Ch9.1: Overview of Sequential Containers

Overview

This section introduces all sequential containers available in fast_io_dsal. Sequential containers store elements in order — the first element added is at position 0, the second at position 1, and so on. We present every container, explain data locality, and give rules of thumb for choosing the right container.

1. Container Catalogue

The following tables list every container. The IPA column shows how each name is pronounced using the International Phonetic Alphabet.

Owning Containers

Container IPA Memory Layout Description
::fast_io::array<T, N> /əˈreɪ/ Contiguous (stack or static) Fixed-size, compile-time known number of elements.
::fast_io::vector<T> /ˈvɛktər/ Contiguous (heap) Default container. Dynamic-size, contiguous storage.
::fast_io::string /strɪŋ/ Contiguous (heap) Dynamic character sequence. Alias for basic_string<char>.
::fast_io::deque<T> /dɛk/ Chunked blocks (heap) Double-ended queue. Fast insertion/removal at both ends, with random access.
::fast_io::list<T> /lɪst/ Doubly-linked nodes (heap) Doubly-linked list. Θ(1) insertion/removal anywhere once positioned.
::fast_io::forward_list<T> /ˈfɔɹwəɹd lɪst/ Singly-linked nodes (heap) Singly-linked list. Minimal per-element overhead, forward iteration only.
::fast_io::bitvec /bɪt vɛk/ Packed bits (heap) Dynamic bit vector. Stores individual bits, not bool values.

View Types (Non-owning)

View Type IPA Description
::fast_io::span<T> /spæn/ Non-owning view over contiguous memory with dynamic size.
::fast_io::index_span<T, N> /ˈɪndɛks spæn/ Non-owning view with compile-time fixed size N.
::fast_io::string_view /strɪŋ vjuː/ Non-owning view over a character sequence.
::fast_io::cstring_view /ˈsiː strɪŋ vjuː/ Non-owning view with a null-termination guarantee.

2. Data Locality and Performance

The way a container stores its elements in memory has a profound effect on performance.
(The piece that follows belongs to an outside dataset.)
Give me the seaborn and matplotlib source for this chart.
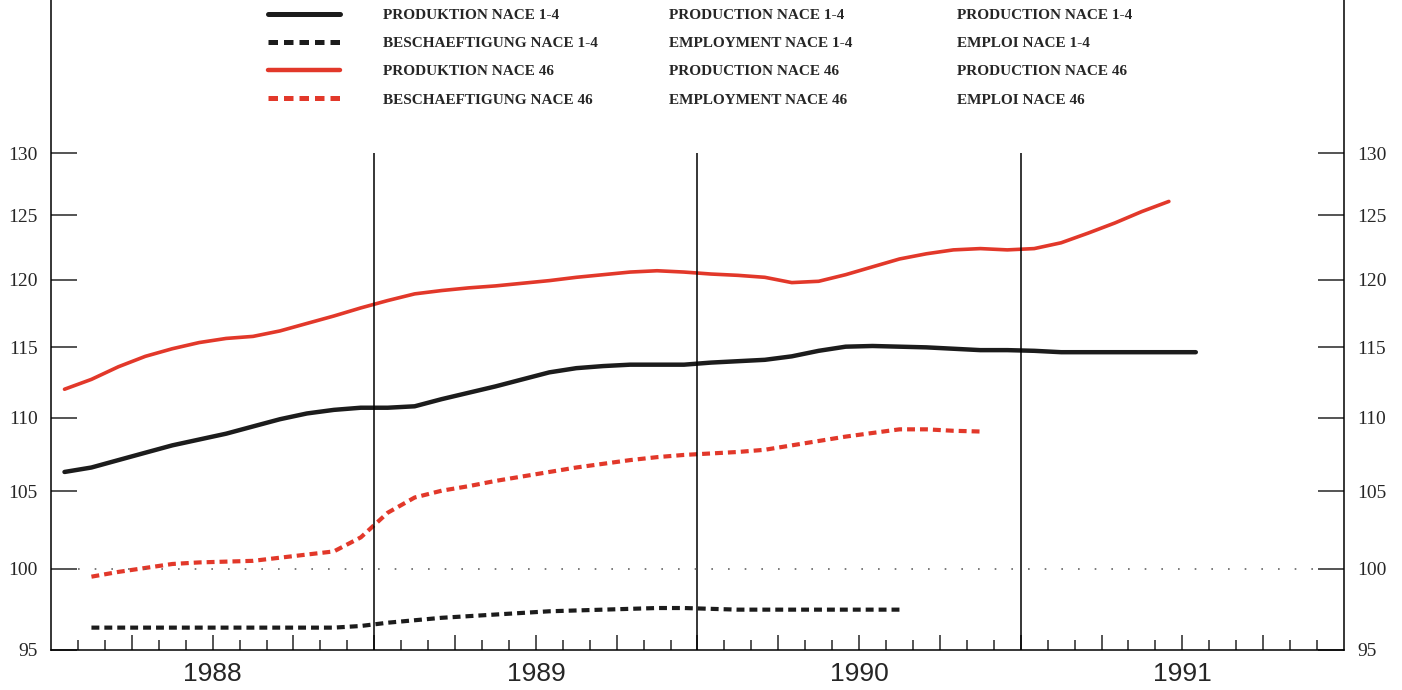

Modern CPUs rely heavily on caches (L1, L2, L3). When elements are stored contiguously, accessing one element typically brings its neighbours into cache, making subsequent accesses nearly free.

Layout Containers Cache Behaviour Iteration Speed
Contiguous array, vector, string Excellent — hardware prefetcher works perfectly Fastest
Chunked deque Good within a block, occasional cache miss at block boundaries Near-contiguous for large containers
Linked nodes list, forward_list Poor — each node is a separate heap allocation Slowest — pointer chasing
Packed bits bitvec Excellent — 64× more compact than vector<bool> Fast, but individual bits require masking

For most workloads, contiguous storage wins. The CPU cache line is typically 64 bytes. A vector<::std::size_t> brings 16 elements per cache line. A list<::std::size_t> brings only 1 element per cache line (and wastes memory on pointers). So even though a list offers Θ(1) insertion, the constant factor for traversal can be 10–50× worse.

3. Choosing a Container

Here are rules of thumb for selecting which container to use:

Avoid containers entirely if you can. If you can accomplish the task with I/O operations (e.g. printing “Hello, World!”), do that instead. I/O provides an abstraction for processing an unbounded amount of data without dynamic allocation. I/O buffers are often more efficient than both stack and heap allocations.
  1. Unless you have a reason to use another container, use ::fast_io::vector. It offers the best cache locality and is the fastest for almost all operations.
  2. If your program has lots of small elements and space overhead matters, don’t use list or forward_list. Each node in a linked list carries at least one pointer (8 bytes on 64-bit systems) of overhead.
  3. If the program requires random access to elements, use a vector or a deque. Both provide Θ(1) operator[]. Linked lists do not.
  4. If the program needs to insert or delete elements in the middle of the container, use a list or forward_list. Once an iterator is positioned, insertion and removal are Θ(1).
  5. If the program needs to insert or delete elements at the front and the back, but not in the middle, use a deque. A vector can only efficiently grow at the back.
  6. If the program needs to insert elements in the middle only while reading input, and subsequently needs random access:
    • First, consider whether you actually need middle insertion. It is often easier to append to a vector and then call ::std::ranges::sort afterwards.
    • If you must insert into the middle, consider using a list during the input phase. Once input is complete, copy the list into a vector.
Best Practice: If you are not sure which container to use, write your code so that it uses only operations common to both vectors and lists: use iterators (or _index operations) and avoid assuming random access. That way it will be easy to switch to either a vector or a list as necessary.

What if the program needs random access and needs to insert or delete elements in the middle? The answer depends on the relative cost of accessing elements in a linked list versus the cost of inserting or deleting in a vector or deque. In general, the predominant operation of the application (whether it does more access or more insertion/deletion) will determine the choice. In such cases, performance testing with both containers will probably be necessary.